Es gab einmal einen berühmten Politiker, der sagte, was interessiert mich heute mein Geschwätz von gestern. Dieses geflügelte Wort spiegelt leider die Inhalte der heutigen Politik wider. So wie sich Eichels Zahlenprognosen über Steuerausfälle und Neuverschuldung fast stündlich ändern, scheinen auch Frau Schmidts Vorschläge zur Neugestaltung des Gesundheitswesens schier unerschöpflich zu sein. Die Abstände werden immer kürzer, in denen neue Varianten der Sparmodalitäten diskutiert werden. Es ist daher durchaus möglich, dass der Inhalt dieses Editorials auch morgen schon ein alter Hut ist.

Welche Eckdaten werden nun derzeit diskutiert: Ausgrenzung versicherungsfremder Leistungen, Verschärfung bei der Zuzahlung bei Medikamenten, Krankenhausaufenthalten, Brillen und Zahnersatz sowie eine eventuell anfallende Praxisgebühr bei nicht vorherigem Aufsuchen des Hausarztes. Krankenkassen sollen sich leichter zusammenschließen können, nachdem ja vor nicht allzu langer Zeit die freie Kassengründung und auch -wahl erst ermöglicht wurde. Zur Verbesserung der Patientenrechte soll eine „Stiftung Warentest” eingerichtet werden. Patienten können sich hier über Nutzen und Qualität von Medikamenten und Behandlungen informieren. Ärzte sollen zur Fortbildung verpflichtet werden. Bei nicht vorhandenem Nachweis ist ein Zulassungsentzug durch die Kassen möglich. Gesundheitszentren sind auch wieder im Gespräch. Die Kompetenzen der K(Z)Ven sollen massiv beschnitten werden. Leistungskomplexe und Fallpauschalen sollen den Geldfluss regulieren.

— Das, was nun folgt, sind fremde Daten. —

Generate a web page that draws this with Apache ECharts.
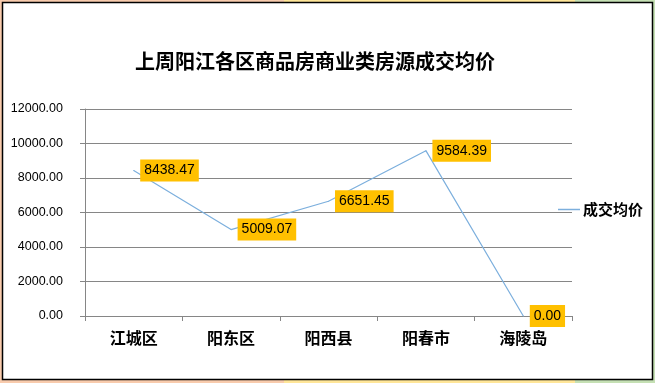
<!DOCTYPE html>
<html><head><meta charset="utf-8">
<script src="https://cdn.jsdelivr.net/npm/echarts@6/dist/echarts.min.js"></script>
<style>html,body{margin:0;padding:0;}#c{width:655px;height:383px;}</style>
</head><body><div id="c"></div>
<script>
const titleText = '上周阳江各区商品房商业类房源成交均价';
const seriesName = '成交均价';
const categories = ['江城区', '阳东区', '阳西县', '阳春市', '海陵岛'];
const values = [8438.47, 5009.07, 6651.45, 9584.39, 0.00];
const yMin = 0, yMax = 12000, yStep = 2000;

const chart = echarts.init(document.getElementById('c'));
const grey = '#868686';
const lineColor = '#7CAFDD';
chart.setOption({
  animation: false,
  graphic: [
    {type:'rect', z:-100, silent:true, shape:{x:0,y:0,width:284,height:383}, style:{fill:'#F8CBAD'}},
    {type:'rect', z:-100, silent:true, shape:{x:284,y:0,width:291,height:383}, style:{fill:'#FFE699'}},
    {type:'rect', z:-100, silent:true, shape:{x:575,y:0,width:80,height:383}, style:{fill:'#C5E0B4'}},
    {type:'rect', z:-99, silent:true, shape:{x:2.5,y:2.5,width:650,height:377}, style:{fill:'#FFFFFF', stroke:'#000', lineWidth:1.5}}
  ],
  title: {
    text: titleText, left: 310, top: 46, textAlign: 'center',
    textStyle: {fontFamily: 'Noto Sans CJK SC', fontWeight: 'bold', fontSize: 20, color: '#000'}
  },
  legend: {
    data: [{name: seriesName, icon: 'rect', itemStyle: {color: lineColor, opacity: 1}}],
    left: 553, top: 197, itemWidth: 22, itemHeight: 1.5, itemGap: 2,
    textStyle: {fontFamily: 'Noto Sans CJK SC', fontWeight: 'bold', fontSize: 15, color: '#000', padding: [0, 0, 0, -2]}
  },
  grid: {left: 85, right: 83, top: 109, bottom: 67, containLabel: false},
  xAxis: {
    type: 'category', data: categories, boundaryGap: true,
    axisLine: {lineStyle: {color: grey, width: 1}},
    axisTick: {show: true, length: 5, lineStyle: {color: grey}},
    axisLabel: {fontFamily: 'Noto Sans CJK SC', fontWeight: 'bold', fontSize: 16, color: '#000', margin: 14}
  },
  yAxis: {
    type: 'value', min: yMin, max: yMax, interval: yStep,
    axisLine: {show: true, lineStyle: {color: grey, width: 1}},
    axisTick: {show: true, length: 5, lineStyle: {color: grey}},
    splitLine: {lineStyle: {color: grey, width: 1}},
    axisLabel: {fontFamily: 'Liberation Sans', fontSize: 12.5, color: '#000', margin: 22,
      formatter: v => Number(v).toFixed(2)}
  },
  series: [{
    name: seriesName, type: 'line', data: values,
    symbol: 'circle', symbolSize: 1, showSymbol: true, showAllSymbol: true,
    lineStyle: {color: lineColor, width: 1.2}, itemStyle: {color: lineColor},
    labelLayout: {hideOverlap: false},
    label: {show: true, position: 'right', distance: 6, opacity: 1,
      backgroundColor: '#FFC000', padding: [4, 4, 4, 4],
      fontFamily: 'Liberation Sans', fontSize: 14, color: '#000',
      formatter: p => Number(p.value).toFixed(2)}
  }]
});
</script></body></html>
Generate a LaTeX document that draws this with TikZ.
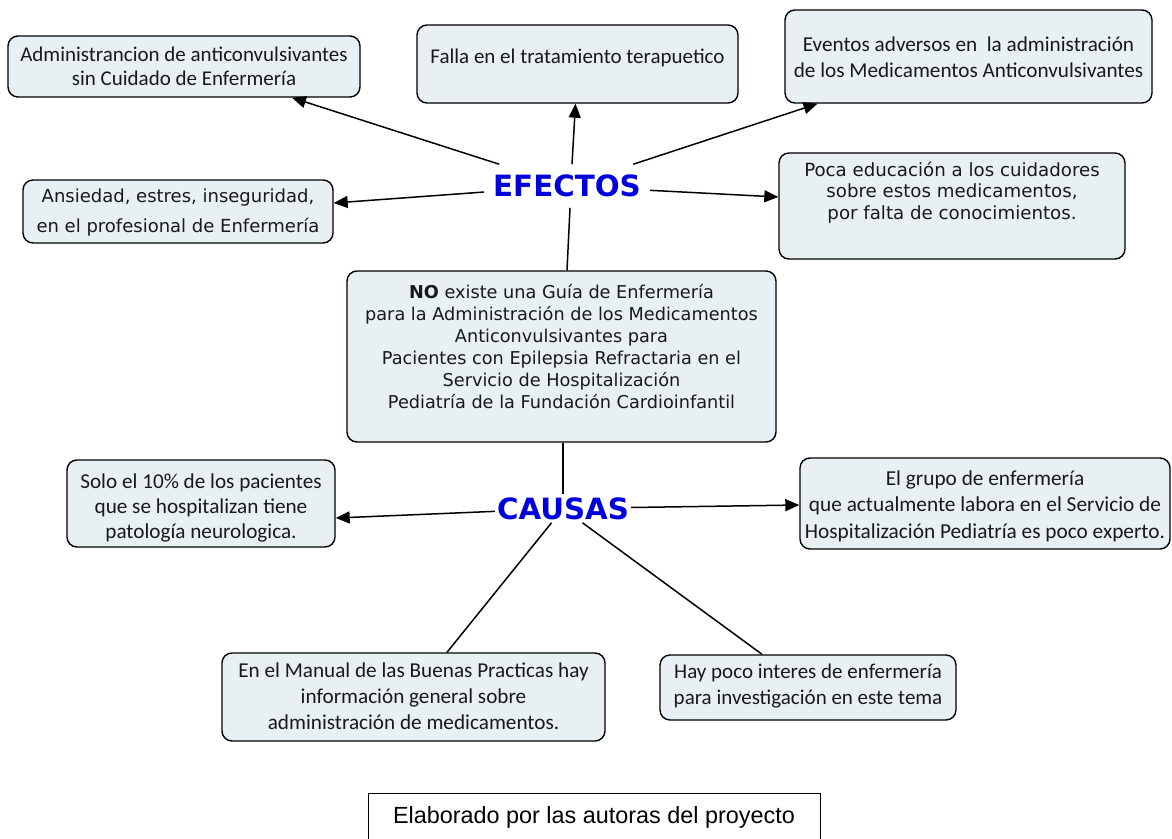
\documentclass[tikz,border=0pt]{standalone}
\usepackage{fontspec}
\setmainfont{Carlito}
\newfontfamily\verd{DejaVu Sans}
\newfontfamily\arl{Liberation Sans}
\usetikzlibrary{arrows.meta}
\definecolor{boxfill}{RGB}{233,240,244}
\definecolor{kwblue}{RGB}{0,0,220}
\definecolor{txt}{RGB}{25,25,25}
\newcommand{\boxtxt}[4]{\begin{minipage}[c][#2][t]{#1}\vspace*{#3}\centering\strut #4\end{minipage}}
\tikzset{
  bx/.style={draw, fill=boxfill, rounded corners=10pt, line width=1.4pt, inner sep=0pt, text=txt},
  kw/.style={font=\verd\bfseries\fontsize{29.3}{34}\selectfont, text=kwblue, inner xsep=9pt, inner ysep=10.5pt},
  conn/.style={line width=1.5pt},
  arr/.style={line width=1.5pt, -{Triangle[length=14pt,width=12pt]}}
}
\begin{document}
\begin{tikzpicture}[x=1pt,y=-1pt]
\useasboundingbox[fill=white] (0,0) rectangle (1172,838);
% boxes
\node[bx, font=\fontsize{21}{24}\selectfont] (b1) at (184,66.5)
  {\boxtxt{352pt}{61pt}{8.2pt}{Administrancion de anticonvulsivantes\\ sin Cuidado de Enfermería}};
\node[bx, font=\fontsize{21}{24}\selectfont] (b2) at (577.5,64)
  {\boxtxt{321pt}{78pt}{21.2pt}{Falla en el tratamiento terapuetico}};
\node[bx, font=\fontsize{21.2}{26.5}\selectfont] (b3) at (968.5,56.5)
  {\boxtxt{367pt}{93pt}{22.5pt}{Eventos adversos en\ \ la administración\\ de los Medicamentos Anticonvulsivantes}};
\node[bx, font=\verd\fontsize{18}{30}\selectfont] (b4) at (178,211.5)
  {\boxtxt{310pt}{63pt}{1.2pt}{Ansiedad, estres, inseguridad,\\ en el profesional de Enfermería}};
\node[bx, font=\verd\fontsize{18.2}{21.5}\selectfont] (b5) at (952,206)
  {\boxtxt{346pt}{106pt}{8pt}{Poca educación a los cuidadores\\ sobre estos medicamentos,\\ por falta de conocimientos.}};
\node[bx, font=\verd\fontsize{17.7}{22}\selectfont] (b6) at (561.5,356.5)
  {\boxtxt{429pt}{171pt}{11.6pt}{\textbf{NO} existe una Guía de Enfermería\\ para la Administración de los Medicamentos\\ Anticonvulsivantes para\\ Pacientes con Epilepsia Refractaria en el\\ Servicio de Hospitalización\\ Pediatría de la Fundación Cardioinfantil}};
\node[bx, font=\fontsize{21.2}{25}\selectfont] (b7) at (201,503.5)
  {\boxtxt{268pt}{87pt}{10.5pt}{Solo el 10\% de los pacientes\\ que se hospitalizan tiene\\ patología neurologica.}};
\node[bx, font=\fontsize{21.3}{26.5}\selectfont] (b8) at (985,503.5)
  {\boxtxt{370pt}{91pt}{8.45pt}{El grupo de enfermería\\ que actualmente labora en el Servicio de\\ Hospitalización Pediatría es poco experto.}};
\node[bx, font=\fontsize{21.2}{26}\selectfont] (b9) at (413.5,697)
  {\boxtxt{383pt}{88pt}{5.8pt}{En el Manual de las Buenas Practicas hay\\ información general sobre\\ administración de medicamentos.}};
\node[bx, font=\fontsize{21}{26}\selectfont] (b10) at (808,687.5)
  {\boxtxt{296pt}{65pt}{4.8pt}{Hay poco interes de enfermería\\ para investigación en este tema}};
\node[draw, line width=1pt, fill=white, inner sep=0pt, font=\arl\fontsize{23.4}{28}\selectfont, text=black] (cap) at (594,826.5)
  {\boxtxt{452pt}{67pt}{10.4pt}{Elaborado por las autoras del proyecto}};
% keywords
\node[kw] (ef) at (567,186) {EFECTOS};
\node[kw, inner xsep=2pt, inner ysep=3pt] (ca) at (563,508.5) {CAUSAS};
% connectors
\draw[arr] (ef) -- ([xshift=108pt]b1.south);
\draw[arr] ([xshift=5pt]ef.north) -- ([xshift=-2pt]b2.south);
\draw[arr] (ef) -- ([xshift=-151pt]b3.south);
\draw[arr] (ef) -- ([yshift=8.5pt]b4.east);
\draw[arr] (ef) -- ([yshift=9pt]b5.west);
\draw[conn] ([xshift=3pt]ef.south) -- (ef.south |- b6.north);
\draw[conn] (b6.south -| ca.north) -- (ca.north);
\draw[arr] (ca) -- ([yshift=-14.5pt]b7.east);
\draw[arr] (ca) -- ([yshift=-1.5pt]b8.west);
\draw[conn] (ca) -- ([xshift=33.5pt]b9.north);
\draw[conn] (ca) -- ([xshift=-46pt]b10.north);
\end{tikzpicture}
\end{document}
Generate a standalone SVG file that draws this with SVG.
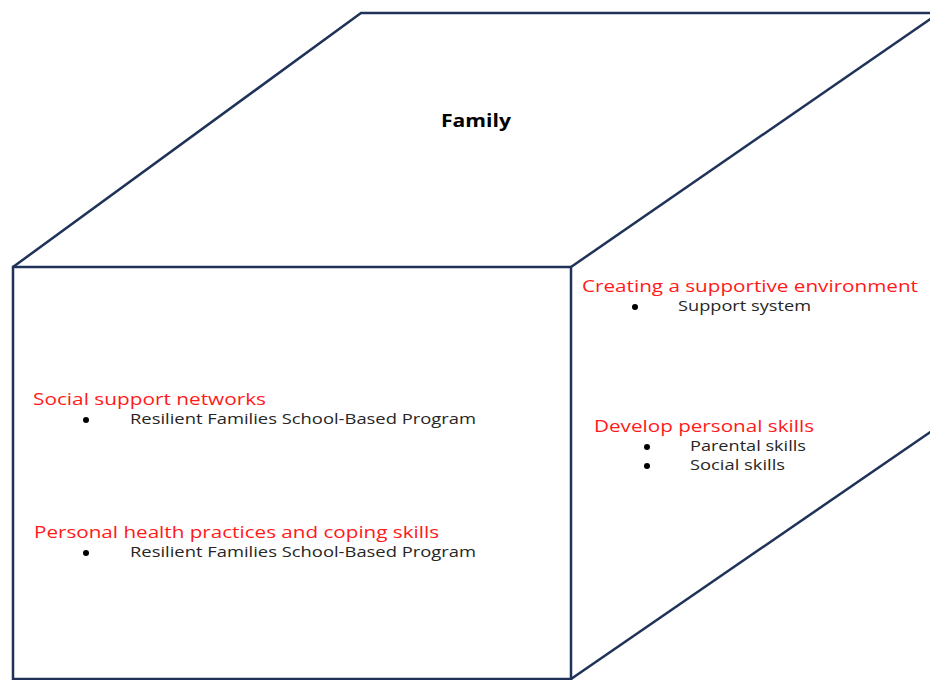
<svg xmlns="http://www.w3.org/2000/svg" width="930" height="680" viewBox="0 0 930 680">
<style>
.edge{fill:none;stroke:#1f3358;stroke-width:2.5;stroke-linejoin:miter}
.head{font-family:"Open Sans","Liberation Sans",sans-serif;font-size:17px;fill:#ff1a1a}
.item{font-family:"Open Sans","Liberation Sans",sans-serif;font-size:14.5px;fill:#262626}
.title{font-family:"Open Sans","Liberation Sans",sans-serif;font-size:17px;font-weight:bold;fill:#000}
.dot{fill:#000}
</style>
<rect width="930" height="680" fill="#fff"/>
<g id="connectors">
<path class="edge" d="M13,267 L361,13 L942,13"/>
<path class="edge" d="M571,267 L942,11"/>
<path class="edge" d="M571,679 L942,424"/>
</g>
<g id="top-face">
<text class="title" x="476" y="127" text-anchor="middle" textLength="70" lengthAdjust="spacingAndGlyphs">Family</text>
</g>
<g id="front-face">
<rect class="edge" x="13" y="267" width="558" height="412"/>
<text class="head" x="33" y="405" textLength="233" lengthAdjust="spacingAndGlyphs">Social support networks</text>
<circle class="dot" cx="86" cy="420" r="3"/>
<text class="item" x="130" y="424" textLength="346" lengthAdjust="spacingAndGlyphs">Resilient Families School-Based Program</text>
<text class="head" x="34" y="538" textLength="405" lengthAdjust="spacingAndGlyphs">Personal health practices and coping skills</text>
<circle class="dot" cx="86" cy="553" r="3"/>
<text class="item" x="130" y="557" textLength="346" lengthAdjust="spacingAndGlyphs">Resilient Families School-Based Program</text>
</g>
<g id="right-face">
<text class="head" x="582" y="292" textLength="336" lengthAdjust="spacingAndGlyphs">Creating a supportive environment</text>
<circle class="dot" cx="635" cy="307" r="3"/>
<text class="item" x="678" y="311" textLength="133" lengthAdjust="spacingAndGlyphs">Support system</text>
<text class="head" x="594" y="432" textLength="220" lengthAdjust="spacingAndGlyphs">Develop personal skills</text>
<circle class="dot" cx="647" cy="447" r="3"/>
<text class="item" x="690" y="451" textLength="116" lengthAdjust="spacingAndGlyphs">Parental skills</text>
<circle class="dot" cx="647" cy="466" r="3"/>
<text class="item" x="690" y="470" textLength="95" lengthAdjust="spacingAndGlyphs">Social skills</text>
</g>
</svg>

Der Protest vom politischen Gegenlager und von (zahn)ärztlicher Seite war und ist natürlich groß. Selbstverständlich gelten unsere Sympathien als direkt Betroffene den Protestlern. Doch Verständnis hin oder her, es zeigt sich auch hier ein für unsere Zeit typisches Verhalten: Es betrifft allgemein das Umgehen mit Reformen. Es besteht ja durchaus bei den Politikern, Bürgern, Berufsgruppen und Verbänden die zentrale Einsicht, dass es so nicht weitergeht, dass etwas geschehen muss. Es besteht ein Konsens in der Forderung, dass das soziale System einer dringenden Heilung bedarf, allerdings - und hier liegt der Knüppel beim Hund - soll es nicht weh tun, weder den Patienten noch den Ärzten. Gebetsmühlenartig werden immer wieder dieselben Forderungen wiederholt, von denen jeder weiß, dass sie im Kern richtig sind, aber es wird gekniffen, wenn es ernst werden soll. Denn da gibt es noch ein weiteres geflügeltes Wort, das sich auf den derzeitigen Mainstream bestens übertragen lässt: lieber Heiliger Florian beschütz' mein Haus, zünd' andere an. Wenn schon Einschnitte, dann also erst einmal bei den anderen. Dass dieses Verhalten völlig kontraproduktiv ist, weiß zwar auch jeder, aber mit dem Dagegensein hat man vermeintlich an Profil gewonnen.

So stehen wir also sehenden Auges mehr oder weniger am Rande eines Kollaps. Niemand hat das Sagen, aber jeder hat das Nein-Sagen. Mit dem Ergebnis, dass das, was getan wird, keiner gewollt hat, und dass das, was geschieht, keiner verantworten will.